HOUSE: Now you also mentioned where you got your medical care. You said.

WOODFOLK: Providence Hospital. It was at Second, I think, and E, I believe it was. Providence Hospital was torn down. It’s now at Varnum Street, 12th and Varnum Street NE, now. That’s where we went for all our medical care, Providence Hospital.

HOUSE: You went to Providence just to go to a doctor? You wouldn’t necessarily be admitted? You had doctors’ appointments there?

WOODFOLK: If we had to be admitted, I think, but we never had to be that I know of. That’s where we would go to the clinics.

HOUSE: So there was a clinic there?
WOODFOLK: Yes. Some people had babies [there]. But most black people went to Gallinger Hospital;

the babies were born there if they couldn’t go to.HOUSE: And where was Gallinger?

WOODFOLK: Near the ball stadium, I can’t tell you, near the jail house. But it’s closed now. It’s DC General.

HOUSE: Why would they go to Gallinger?
WOODFOLK: Because it was inexpensive. I know if white and black went there, but I know it was

where black folks could afford to go.
HOUSE: But Providence Hospital, both whites and blacks went there, right?

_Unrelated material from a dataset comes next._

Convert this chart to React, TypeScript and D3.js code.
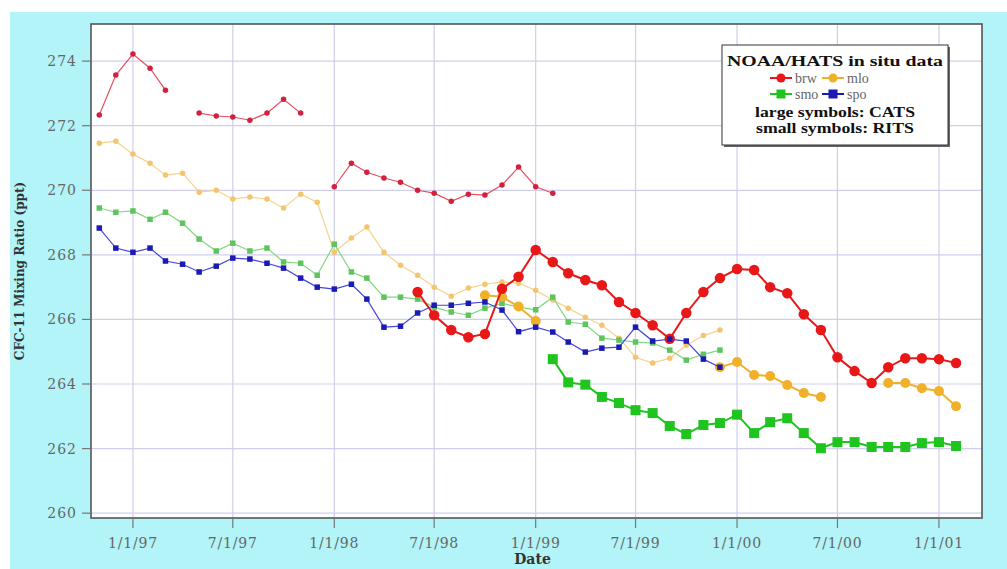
import React from 'react';
import * as d3 from 'd3';

const _ = null;

// monthly sample dates, Nov 1996 .. Feb 2001
const months = d3.utcMonths(new Date(Date.UTC(1996, 10, 1)), new Date(Date.UTC(2001, 2, 1)));

// RITS (small symbols)
const brwRits = [272.33, 273.57, 274.22, 273.78, 273.1, _, 272.39, 272.3, 272.27, 272.17, 272.39, 272.82, 272.39, _,
  270.11, 270.84, 270.56, 270.38, 270.25, 270.0, 269.91, 269.66, 269.88, 269.85, 270.16, 270.72, 270.11, 269.91];
const mloRits = [271.46, 271.52, 271.12, 270.84, 270.47, 270.53, 269.94, 270.0, 269.73, 269.79, 269.73, 269.45, 269.88, 269.63,
  268.08, 268.52, 268.86, 268.08, 267.68, 267.37, 267.0, 266.72, 266.97, 267.09, 267.16, 267.12, 266.9, 266.6, 266.35, 266.07,
  265.82, 265.42, 264.83, 264.65, 264.8, 265.2, 265.5, 265.67];
const smoRits = [269.45, 269.32, 269.36, 269.1, 269.32, 268.98, 268.49, 268.12, 268.36, 268.12, 268.21, 267.78, 267.74, 267.37,
  268.33, 267.47, 267.28, 266.69, 266.69, 266.63, 266.38, 266.23, 266.13, 266.35, 266.5, 266.38, 266.3, 266.69, 265.92, 265.85,
  265.42, 265.36, 265.3, 265.27, 265.05, 264.74, 264.92, 265.05];
const spoRits = [268.83, 268.21, 268.08, 268.21, 267.81, 267.71, 267.47, 267.65, 267.9, 267.87, 267.74, 267.59, 267.28, 267.0,
  266.94, 267.09, 266.63, 265.76, 265.79, 266.2, 266.44, 266.44, 266.5, 266.54, 266.29, 265.62, 265.76, 265.61, 265.3, 264.99,
  265.11, 265.14, 265.76, 265.33, 265.39, 265.33, 264.77, 264.52];

// CATS (large symbols)
const brwCats = [_, _, _, _, _, _, _, _, _, _, _, _, _, _, _, _, _, _, _,
  266.85, 266.13, 265.67, 265.45, 265.55, 266.95, 267.32, 268.15, 267.78, 267.43, 267.22, 267.06, 266.54, 266.2, 265.82, 265.4,
  266.2, 266.85, 267.28, 267.56, 267.53, 267.0, 266.81, 266.16, 265.67, 264.83, 264.4, 264.03, 264.52, 264.8, 264.8, 264.77, 264.65];
const mloCats = [_, _, _, _, _, _, _, _, _, _, _, _, _, _, _, _, _, _, _, _, _, _, _,
  266.75, 266.7, 266.4, 265.95, _, _, _, _, _, _, _, _, _, _,
  264.52, 264.68, 264.28, 264.25, 263.97, 263.72, 263.6, _, _, _, 264.03, 264.03, 263.87, 263.78, 263.31];
const smoCats = [_, _, _, _, _, _, _, _, _, _, _, _, _, _, _, _, _, _, _, _, _, _, _, _, _, _, _,
  264.77, 264.05, 263.98, 263.6, 263.41, 263.19, 263.1, 262.7, 262.45, 262.73, 262.79, 263.05, 262.48, 262.82, 262.94, 262.48,
  262.01, 262.2, 262.2, 262.05, 262.05, 262.05, 262.17, 262.2, 262.08];

const yTicks = [260, 262, 264, 266, 268, 270, 272, 274];
const xTicks = ['1997-01-01', '1997-07-01', '1998-01-01', '1998-07-01', '1999-01-01', '1999-07-01', '2000-01-01', '2000-07-01', '2001-01-01'];

type Shape = 'circle' | 'square';
interface Series { key: string; values: (number | null)[]; line: string; mark: string; shape: Shape; size: number; width: number; }

// drawing order
const series: Series[] = [
  { key: 'brwRits', values: brwRits, line: '#e8505e', mark: '#d0223e', shape: 'circle', size: 5.5, width: 1.2 },
  { key: 'mloRits', values: mloRits, line: '#f7d28c', mark: '#f3c56c', shape: 'circle', size: 5.5, width: 1.2 },
  { key: 'smoRits', values: smoRits, line: '#82d682', mark: '#5ec45e', shape: 'square', size: 5.5, width: 1.2 },
  { key: 'mloCats', values: mloCats, line: '#f0b02a', mark: '#f0b02a', shape: 'circle', size: 10, width: 2 },
  { key: 'smoCats', values: smoCats, line: '#1fc41f', mark: '#1fc41f', shape: 'square', size: 10, width: 2 },
  { key: 'brwCats', values: brwCats, line: '#e81818', mark: '#e81818', shape: 'circle', size: 10.5, width: 2 },
  { key: 'spoRits', values: spoRits, line: '#4646dc', mark: '#1a1ab4', shape: 'square', size: 5.5, width: 1.2 },
];

const legendItems = [
  { label: 'brw', color: '#e81818', shape: 'circle' as Shape },
  { label: 'mlo', color: '#f0b02a', shape: 'circle' as Shape },
  { label: 'smo', color: '#1fc41f', shape: 'square' as Shape },
  { label: 'spo', color: '#1a1ab4', shape: 'square' as Shape },
];

const W = 1007;
const H = 569;
const plot = { left: 91, right: 982, top: 24, bottom: 518 };

const x = d3.scaleUtc()
  .domain([new Date(Date.UTC(1996, 9, 17)), new Date(Date.UTC(2001, 2, 20))])
  .range([plot.left, plot.right]);
const y = d3.scaleLinear().domain([259.85, 275.15]).range([plot.bottom, plot.top]);
const fmt = d3.utcFormat('%-m/%-d/%y');

type Pt = { date: Date; v: number | null };

const Marker: React.FC<{ cx: number; cy: number; shape: Shape; size: number; fill: string }> = ({ cx, cy, shape, size, fill }) =>
  shape === 'circle'
    ? <circle cx={cx} cy={cy} r={size / 2} fill={fill} />
    : <rect x={cx - size / 2} y={cy - size / 2} width={size} height={size} fill={fill} />;

const App: React.FC = () => {
  const line = d3.line<Pt>()
    .defined(d => d.v != null)
    .x(d => x(d.date))
    .y(d => y(d.v as number));

  const serif = '"DejaVu Serif", serif';
  const times = '"Liberation Serif", serif';

  return (
    <svg width={W} height={H} style={{ position: 'absolute', left: 0, top: 0 }} fontFamily={serif}>
      <rect width={W} height={H} fill="#fff" />
      <rect x={10} y={12} width={W - 10} height={H - 12} fill="#b2f4f7" />
      <rect x={plot.left} y={plot.top} width={plot.right - plot.left} height={plot.bottom - plot.top} fill="#fff" />

      {/* grid */}
      {yTicks.map(t => (
        <line key={`gy-${t}`} x1={plot.left} x2={plot.right} y1={y(t)} y2={y(t)} stroke="#cfcfec" strokeWidth={1.2} />
      ))}
      {xTicks.map(t => {
        const xp = x(new Date(t + 'T00:00:00Z'));
        return <line key={`gx-${t}`} x1={xp} x2={xp} y1={plot.top} y2={plot.bottom} stroke="#cfcfec" strokeWidth={1.2} />;
      })}

      {/* series */}
      {series.map(s => {
        const pts: Pt[] = months.map((m, i) => ({ date: m, v: s.values[i] ?? null }));
        return (
          <g key={s.key}>
            <path d={line(pts) ?? ''} fill="none" stroke={s.line} strokeWidth={s.width} />
            {pts.filter(p => p.v != null).map((p, i) => (
              <Marker key={i} cx={x(p.date)} cy={y(p.v as number)} shape={s.shape} size={s.size} fill={s.mark} />
            ))}
          </g>
        );
      })}

      {/* frame */}
      <rect x={plot.left} y={plot.top} width={plot.right - plot.left} height={plot.bottom - plot.top}
        fill="none" stroke="#555" strokeWidth={1.6} />

      {/* y axis */}
      {yTicks.map(t => (
        <g key={`ty-${t}`}>
          <line x1={plot.left - 9} x2={plot.left} y1={y(t)} y2={y(t)} stroke="#777" strokeWidth={1.2} />
          <text x={plot.left - 14} y={y(t) + 5} textAnchor="end" fontSize={14} fill="#666" letterSpacing={1}>{t}</text>
        </g>
      ))}
      {/* x axis */}
      {xTicks.map(t => {
        const d = new Date(t + 'T00:00:00Z');
        const xp = x(d);
        return (
          <g key={`tx-${t}`}>
            <line x1={xp} x2={xp} y1={plot.bottom} y2={plot.bottom + 10} stroke="#777" strokeWidth={1.2} />
            <text x={xp} y={plot.bottom + 30} textAnchor="middle" fontSize={14} fill="#666" letterSpacing={0.8}>{fmt(d)}</text>
          </g>
        );
      })}

      <text transform={`translate(24,${(plot.top + plot.bottom) / 2}) rotate(-90)`} textAnchor="middle"
        fontSize={12} fontWeight="bold" fill="#333">CFC-11 Mixing Ratio (ppt)</text>
      <text x={(plot.left + plot.right) / 2 - 4} y={564} textAnchor="middle" fontSize={14} fontWeight="bold" fill="#333">Date</text>

      {/* legend */}
      <g fontFamily={times}>
        <rect x={724} y={47} width={226} height={100} fill="#666" />
        <rect x={722} y={45} width={226} height={100} fill="#fff" stroke="#333" strokeWidth={1} />
        <text x={835} y={66} textAnchor="middle" fontSize={15} fontWeight="bold" fill="#111"
          textLength={216} lengthAdjust="spacingAndGlyphs">NOAA/HATS  in situ data</text>
        {legendItems.map((l, i) => {
          const lx = 770 + (i % 2) * 52;
          const ly = 78 + Math.floor(i / 2) * 16;
          return (
            <g key={l.label}>
              <line x1={lx} x2={lx + 22} y1={ly} y2={ly} stroke={l.color} strokeWidth={2} />
              <Marker cx={lx + 11} cy={ly} shape={l.shape} size={9} fill={l.color} />
              <text x={lx + 25} y={ly + 5} fontSize={14} fill="#666">{l.label}</text>
            </g>
          );
        })}
        <text x={835} y={117} textAnchor="middle" fontSize={15} fontWeight="bold" fill="#111"
          textLength={160} lengthAdjust="spacingAndGlyphs">large symbols: CATS</text>
        <text x={835} y={133} textAnchor="middle" fontSize={15} fontWeight="bold" fill="#111"
          textLength={158} lengthAdjust="spacingAndGlyphs">small symbols: RITS</text>
      </g>
    </svg>
  );
};

export default App;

WOODFOLK: Yes. I don’t much about why we didn’t go to the hospital. But I know my mom had a couple of children born at Gallinger. We were born at Garfield hospital at 12th and Florida Avenue, but I don’t know. I wish I had asked more questions.

HOUSE: Anything else?
WOODFOLK: I think that’s about all I can remember.
HOUSE: Well those are good stories. I’m glad we got those. Alright, thanks again.